# First Gobbler Shot Yesterday morning!



## hoytshooter4 (Oct 3, 2005)

Finally connected with this nice Tom yesterday morning! Got setup around 5:15 in the morning and waited until 6 before I started calling softly--Nothing, no gobbles or hens to be heard. Had several deer keep me company in the field until it started warming up then they headed for the shaded woods. 

Around 7 am a lone hen walked into the field to feed for a bit then walked back into the woods. After more calling and no responses I was about to give in and pack up at 8:35 when I looked across a ditch 80yrds out and saw the hen was back and this time she had 3 companions with her. I pulled the binocs out and saw it was two jakes and a big gobbler. Let out some yelps and cuts and that's all it took...As soon as they saw the jake decoy courting the hen decoy they came at a fast walk straight to me pausing every 30 yrds or so to gobble! GAME ON! Came all the way in to just 10 yrds where I put a perfect shot right through the vitals and dropped him within 10 yrds of where he strutted. 

Tale of the tape:
19 lbs
10 1/2" beard
Spur 1: 1 1/8"
Spur 2: 1 3/8"


----------



## Wally Gator (Sep 21, 2007)

Congrats on a real nice Tom hoytshooter4, sounds like we had similar hunts yesterday.

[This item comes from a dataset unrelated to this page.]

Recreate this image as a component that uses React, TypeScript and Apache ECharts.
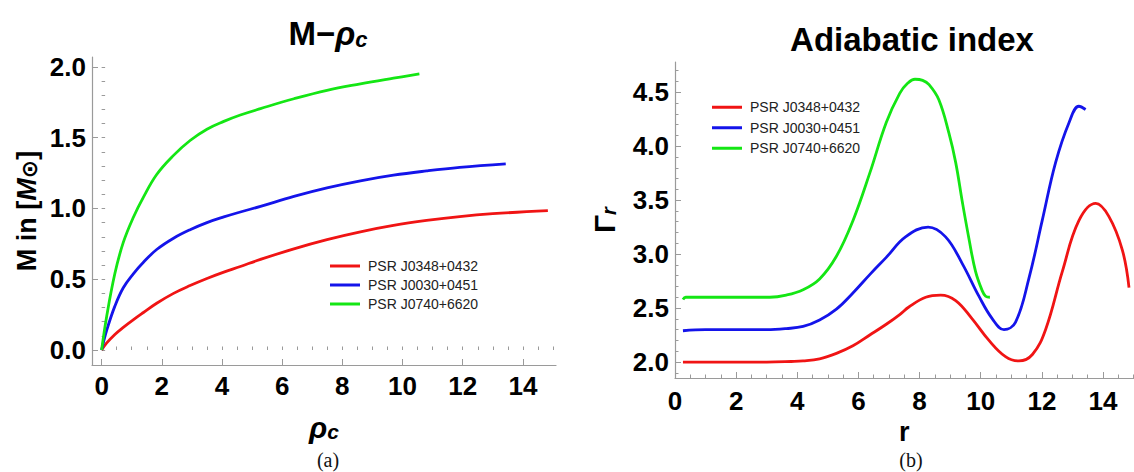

Gotta love time spent in the spring turkey woods!


----------



## thornapple (Feb 3, 2003)

Nicely done,and congrats on a very nice tom.


----------



## mikieday (Jan 20, 2004)

awesome bird


----------



## Henrik for President (Sep 21, 2009)

Late season magic, baby! Great bird.


----------



## hoytshooter4 (Oct 3, 2005)

Wally Gator said:


> Congrats on a real nice Tom hoytshooter4, sounds like we had similar hunts yesterday. Gotta love time spent in the spring turkey woods!


You Bet! This is my second year hunting turkeys and all I do now is wonder why I never got into it earlier, it's a riot!!


----------



## no thyme (Jun 25, 2009)

great job!!


----------



## Firefighter (Feb 14, 2007)

Congrats on one heck of a bird!


----------



## Ack (Oct 3, 2004)

Congratulations on the bow kill...nice bird! :coolgleam


----------



## old graybeard (Jan 19, 2006)

Very nice bow bird, congrats.


----------



## hoytshooter4 (Oct 3, 2005)

Thanks guys!


----------